Given problem: Line by line, repeat the data below exactly, beginning at the first line and ending at the line with "import * as". Omit pictures.

Source data:
============

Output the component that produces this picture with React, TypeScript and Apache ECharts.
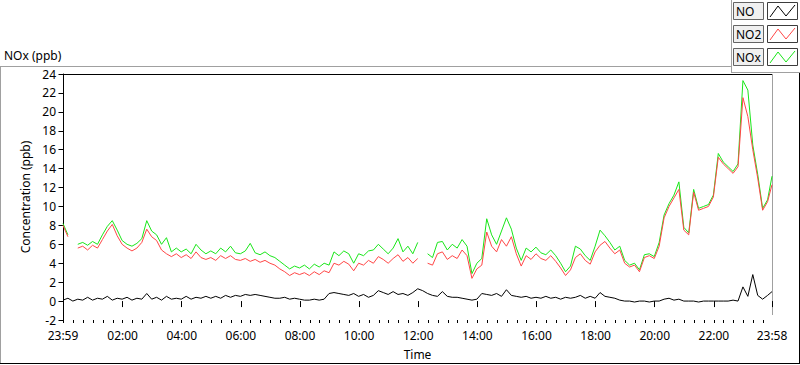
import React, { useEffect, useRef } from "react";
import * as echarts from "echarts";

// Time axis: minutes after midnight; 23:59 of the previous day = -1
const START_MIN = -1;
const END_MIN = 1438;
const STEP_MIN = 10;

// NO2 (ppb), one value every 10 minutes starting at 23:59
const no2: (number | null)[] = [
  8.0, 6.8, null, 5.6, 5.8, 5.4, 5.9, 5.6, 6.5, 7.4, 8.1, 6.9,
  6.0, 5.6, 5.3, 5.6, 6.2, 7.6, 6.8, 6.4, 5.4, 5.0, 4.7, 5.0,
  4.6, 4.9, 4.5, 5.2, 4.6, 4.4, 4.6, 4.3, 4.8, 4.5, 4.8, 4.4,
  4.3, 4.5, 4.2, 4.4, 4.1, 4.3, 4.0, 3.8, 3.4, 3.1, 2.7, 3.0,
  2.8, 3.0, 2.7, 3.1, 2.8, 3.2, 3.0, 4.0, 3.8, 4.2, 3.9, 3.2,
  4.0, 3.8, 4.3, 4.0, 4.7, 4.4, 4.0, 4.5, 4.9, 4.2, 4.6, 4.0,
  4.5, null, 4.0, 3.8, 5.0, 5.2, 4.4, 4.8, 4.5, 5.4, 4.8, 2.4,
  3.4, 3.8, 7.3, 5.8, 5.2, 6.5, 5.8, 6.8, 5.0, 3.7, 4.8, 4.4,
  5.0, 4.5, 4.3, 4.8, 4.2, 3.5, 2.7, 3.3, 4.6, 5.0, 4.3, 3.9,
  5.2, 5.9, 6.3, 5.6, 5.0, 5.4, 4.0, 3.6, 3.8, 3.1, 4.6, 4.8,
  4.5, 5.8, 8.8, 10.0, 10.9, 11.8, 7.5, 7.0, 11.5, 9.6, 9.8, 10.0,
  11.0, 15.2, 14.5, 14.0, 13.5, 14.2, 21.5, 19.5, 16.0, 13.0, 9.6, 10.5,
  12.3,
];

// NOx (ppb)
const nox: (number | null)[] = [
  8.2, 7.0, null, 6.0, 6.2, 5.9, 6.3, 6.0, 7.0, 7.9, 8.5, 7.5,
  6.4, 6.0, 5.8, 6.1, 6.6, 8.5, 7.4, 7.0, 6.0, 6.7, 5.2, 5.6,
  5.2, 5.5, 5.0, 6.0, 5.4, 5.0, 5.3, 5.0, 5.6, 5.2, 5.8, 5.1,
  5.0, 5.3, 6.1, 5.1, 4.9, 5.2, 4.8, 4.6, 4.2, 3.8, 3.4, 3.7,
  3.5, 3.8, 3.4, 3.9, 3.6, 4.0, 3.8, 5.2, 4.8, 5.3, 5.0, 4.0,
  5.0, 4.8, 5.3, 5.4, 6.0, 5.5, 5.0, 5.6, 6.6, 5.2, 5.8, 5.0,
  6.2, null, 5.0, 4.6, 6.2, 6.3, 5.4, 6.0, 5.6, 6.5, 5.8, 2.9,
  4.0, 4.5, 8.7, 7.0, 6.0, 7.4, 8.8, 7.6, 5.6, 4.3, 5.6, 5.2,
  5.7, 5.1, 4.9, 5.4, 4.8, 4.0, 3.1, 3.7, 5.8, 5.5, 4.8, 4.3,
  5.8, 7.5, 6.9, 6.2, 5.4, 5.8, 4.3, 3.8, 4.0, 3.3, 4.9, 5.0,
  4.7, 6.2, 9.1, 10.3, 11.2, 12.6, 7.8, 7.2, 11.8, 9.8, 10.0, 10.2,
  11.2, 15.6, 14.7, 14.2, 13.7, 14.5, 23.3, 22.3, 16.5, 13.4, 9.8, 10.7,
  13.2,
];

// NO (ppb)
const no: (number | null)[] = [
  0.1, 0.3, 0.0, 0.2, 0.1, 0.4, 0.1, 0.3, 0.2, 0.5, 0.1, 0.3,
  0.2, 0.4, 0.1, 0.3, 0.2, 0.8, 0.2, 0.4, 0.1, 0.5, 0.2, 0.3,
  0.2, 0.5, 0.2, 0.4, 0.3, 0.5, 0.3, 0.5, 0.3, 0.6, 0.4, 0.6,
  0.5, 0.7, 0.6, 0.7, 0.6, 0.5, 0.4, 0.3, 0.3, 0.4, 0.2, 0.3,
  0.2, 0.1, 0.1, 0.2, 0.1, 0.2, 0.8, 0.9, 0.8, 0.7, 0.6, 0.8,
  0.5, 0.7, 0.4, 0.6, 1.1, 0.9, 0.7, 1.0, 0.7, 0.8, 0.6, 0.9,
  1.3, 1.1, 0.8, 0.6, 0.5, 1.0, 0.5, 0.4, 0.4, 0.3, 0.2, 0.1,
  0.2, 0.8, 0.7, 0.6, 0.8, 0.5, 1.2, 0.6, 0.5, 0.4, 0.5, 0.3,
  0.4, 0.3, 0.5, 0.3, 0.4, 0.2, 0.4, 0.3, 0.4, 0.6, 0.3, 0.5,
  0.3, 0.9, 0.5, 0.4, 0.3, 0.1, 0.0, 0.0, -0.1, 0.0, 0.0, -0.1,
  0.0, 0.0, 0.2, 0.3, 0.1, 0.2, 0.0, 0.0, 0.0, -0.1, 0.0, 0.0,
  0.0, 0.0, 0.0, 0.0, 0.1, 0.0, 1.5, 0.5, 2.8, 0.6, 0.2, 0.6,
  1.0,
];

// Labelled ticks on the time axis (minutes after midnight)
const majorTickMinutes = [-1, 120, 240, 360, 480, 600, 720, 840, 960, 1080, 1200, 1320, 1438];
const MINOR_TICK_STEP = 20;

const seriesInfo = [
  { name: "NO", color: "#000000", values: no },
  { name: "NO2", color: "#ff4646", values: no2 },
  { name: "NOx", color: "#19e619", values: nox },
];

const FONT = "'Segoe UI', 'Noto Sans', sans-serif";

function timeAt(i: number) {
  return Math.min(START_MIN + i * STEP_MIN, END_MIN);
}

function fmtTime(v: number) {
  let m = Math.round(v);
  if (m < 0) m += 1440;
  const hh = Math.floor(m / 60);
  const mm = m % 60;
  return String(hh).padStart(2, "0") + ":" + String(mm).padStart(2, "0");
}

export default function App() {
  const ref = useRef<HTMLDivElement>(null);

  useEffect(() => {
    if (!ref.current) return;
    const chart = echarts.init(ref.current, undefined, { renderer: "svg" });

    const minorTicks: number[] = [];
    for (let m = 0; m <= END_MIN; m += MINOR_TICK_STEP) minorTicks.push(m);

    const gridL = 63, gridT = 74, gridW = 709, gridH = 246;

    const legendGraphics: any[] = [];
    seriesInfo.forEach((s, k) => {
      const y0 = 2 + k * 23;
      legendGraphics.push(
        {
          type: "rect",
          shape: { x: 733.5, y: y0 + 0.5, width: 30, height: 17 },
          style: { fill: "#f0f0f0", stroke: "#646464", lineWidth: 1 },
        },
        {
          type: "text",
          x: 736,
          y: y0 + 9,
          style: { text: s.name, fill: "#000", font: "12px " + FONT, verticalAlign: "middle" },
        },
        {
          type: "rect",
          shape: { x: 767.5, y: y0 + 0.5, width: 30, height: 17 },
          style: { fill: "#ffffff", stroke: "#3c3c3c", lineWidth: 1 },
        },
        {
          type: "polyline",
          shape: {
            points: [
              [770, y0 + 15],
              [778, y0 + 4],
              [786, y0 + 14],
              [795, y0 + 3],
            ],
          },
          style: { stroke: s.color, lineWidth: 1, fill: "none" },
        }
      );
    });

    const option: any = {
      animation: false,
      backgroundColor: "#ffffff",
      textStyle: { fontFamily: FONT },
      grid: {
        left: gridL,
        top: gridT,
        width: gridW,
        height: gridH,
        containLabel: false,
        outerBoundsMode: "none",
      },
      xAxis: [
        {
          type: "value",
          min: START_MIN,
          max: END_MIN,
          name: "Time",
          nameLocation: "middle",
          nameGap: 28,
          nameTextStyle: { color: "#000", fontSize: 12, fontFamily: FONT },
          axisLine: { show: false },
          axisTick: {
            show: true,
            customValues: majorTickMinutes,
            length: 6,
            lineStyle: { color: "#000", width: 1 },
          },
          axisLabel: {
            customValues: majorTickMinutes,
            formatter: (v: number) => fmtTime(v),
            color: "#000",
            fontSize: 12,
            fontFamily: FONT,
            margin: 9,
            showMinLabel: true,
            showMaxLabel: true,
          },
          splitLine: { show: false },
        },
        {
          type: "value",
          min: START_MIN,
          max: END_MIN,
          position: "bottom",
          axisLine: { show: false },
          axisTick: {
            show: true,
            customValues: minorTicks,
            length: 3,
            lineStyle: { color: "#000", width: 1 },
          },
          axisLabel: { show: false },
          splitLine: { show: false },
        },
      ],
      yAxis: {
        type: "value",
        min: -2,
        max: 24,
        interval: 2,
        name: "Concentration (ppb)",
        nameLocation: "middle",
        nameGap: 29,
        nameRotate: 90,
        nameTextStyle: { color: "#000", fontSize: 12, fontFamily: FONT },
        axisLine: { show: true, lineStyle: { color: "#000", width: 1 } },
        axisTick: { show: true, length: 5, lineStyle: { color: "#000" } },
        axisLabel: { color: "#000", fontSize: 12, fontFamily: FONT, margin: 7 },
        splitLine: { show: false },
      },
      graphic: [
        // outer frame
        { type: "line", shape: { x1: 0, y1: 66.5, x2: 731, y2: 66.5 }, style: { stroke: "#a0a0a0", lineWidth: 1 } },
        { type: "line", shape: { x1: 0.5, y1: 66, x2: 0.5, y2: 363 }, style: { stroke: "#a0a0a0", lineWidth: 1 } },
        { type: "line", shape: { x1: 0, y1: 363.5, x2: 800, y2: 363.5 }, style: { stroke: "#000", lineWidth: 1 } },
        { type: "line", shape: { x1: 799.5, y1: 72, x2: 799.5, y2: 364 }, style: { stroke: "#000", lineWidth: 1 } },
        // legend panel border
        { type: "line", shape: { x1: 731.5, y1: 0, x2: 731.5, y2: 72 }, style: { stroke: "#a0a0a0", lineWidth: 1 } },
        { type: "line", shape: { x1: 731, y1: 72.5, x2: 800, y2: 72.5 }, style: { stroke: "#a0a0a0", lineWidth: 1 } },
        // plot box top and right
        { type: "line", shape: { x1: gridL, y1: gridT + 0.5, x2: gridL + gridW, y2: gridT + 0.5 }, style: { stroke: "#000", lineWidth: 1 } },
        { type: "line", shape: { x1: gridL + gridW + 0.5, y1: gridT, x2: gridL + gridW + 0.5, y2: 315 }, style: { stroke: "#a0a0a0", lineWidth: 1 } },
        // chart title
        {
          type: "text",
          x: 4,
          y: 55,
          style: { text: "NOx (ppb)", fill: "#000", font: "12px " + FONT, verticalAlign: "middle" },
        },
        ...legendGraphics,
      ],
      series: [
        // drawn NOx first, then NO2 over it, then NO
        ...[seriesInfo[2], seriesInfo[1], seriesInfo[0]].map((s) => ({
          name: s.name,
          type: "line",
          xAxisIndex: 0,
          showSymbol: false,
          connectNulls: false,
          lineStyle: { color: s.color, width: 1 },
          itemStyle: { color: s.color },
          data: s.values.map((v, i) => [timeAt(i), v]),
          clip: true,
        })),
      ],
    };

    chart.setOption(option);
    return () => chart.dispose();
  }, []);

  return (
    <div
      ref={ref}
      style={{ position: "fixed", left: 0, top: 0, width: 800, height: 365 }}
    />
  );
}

============

Completed task:
Output the component that produces this picture with React, TypeScript and Apache ECharts.
import React, { useEffect, useRef } from "react";
import * as echarts from "echarts";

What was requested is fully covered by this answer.